ANSWERS: 3
  • I'm assuming she has no other visas for the US currently. In which case, she can go to the US on a visa waiver. However, these only last for 90 days, during which she can't work or go to school. After 90 days she has to go back to Canada. The immigration line is usually ''you have to spend more time out of the US than in'', so when she leaves after the initial 90 days, you'd be wise not to bring her back into the US on another visa waiver for at least 4 months. If they deny her a second visa waiver, that means she can't ever apply for a visa waiver again, and has to apply for a tourist visa through the US embassy. This is generally quite difficult, especially if US immigration already suspect her of trying to outwit them!
  • its easy to become a US citizen.. especially for a canadian... but If i were you, Id apply to obtain dual citizenship with canada and move there, instead of the other way around.. . but she can be in the states for 90 days otherwise...
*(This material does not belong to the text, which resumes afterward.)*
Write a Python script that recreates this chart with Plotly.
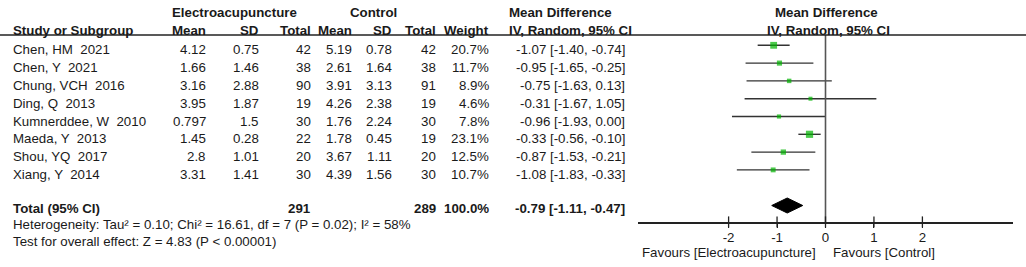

  • The proper procedure is for you to file for a K-1 visa if you want to bring her in on a visa. OR you can file and I-130 and have her process her permanent residency at the consulate in Canada. (Which way is faster varies.) If you are married to a US Citizen, and you come in as a visitor then you are violating the "intent" of the visa, and USCIS could give you a very hard time about her adjusting status in the US. Have a consulation with an immigration attorney to find out if the K-1 or the I-130/Consular Processing of the green card would be most expedient.